Money is money, weather it is MS, Sony, or Nintendo's. Japan publishers accepting MS's money is because, knowone else is exactly throwing it at them, are they? The JRPG publishers are going to get whatever money is given.

My biggest problem with the original XBox was the lack of JRPG's (I love them). That's why I love/loved the PS2. This gen Sony just expected that they would get all the JRPG's because they were......uhhh....SONY!!

The fact that my console of choice has an abundant variety of JRPG's is great for me and many fans of the the JRPG genre. The genre is not crashing, and has/continues to experience good profit.

There will always be a market for JRPG, and this time around, I am experiencing a large variety of great JRPG's with my 360, thank you MS.

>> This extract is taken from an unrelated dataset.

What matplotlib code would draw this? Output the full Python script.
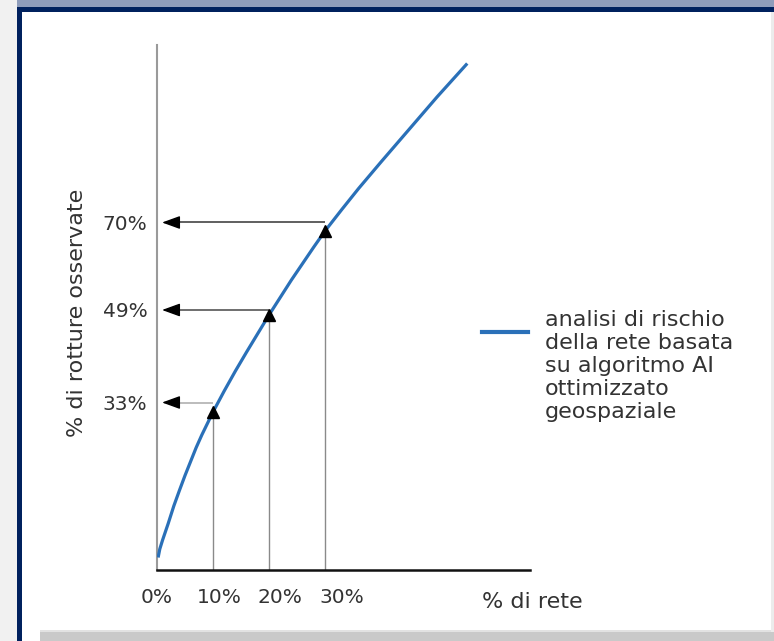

Lot's of good points in this thread.

DMJ is right but it's not that JRPGs are in less demand. It's that other markets have grown larger and faster. Because proportionally more of other types of games are being made and sold by a relatively small increase in the production diversity, this means that yes JRPGs are less important to the industry and to the total community of gamers. To the people that used to play them and still play them, JRPGs are still important.

JRPGs are expensive to make on a home console because JRPGs traditionally focused on state-of-the-art presentation, they migrated to DS and PSP. Soon you will see a bunch on Wii.



I would cite regulation, but I know you will simply ignore it.

it doesn't matter 360 even with all JRPG is behind 4:1 ps3 with no RPG and wii 7.5+/1(without RPG either).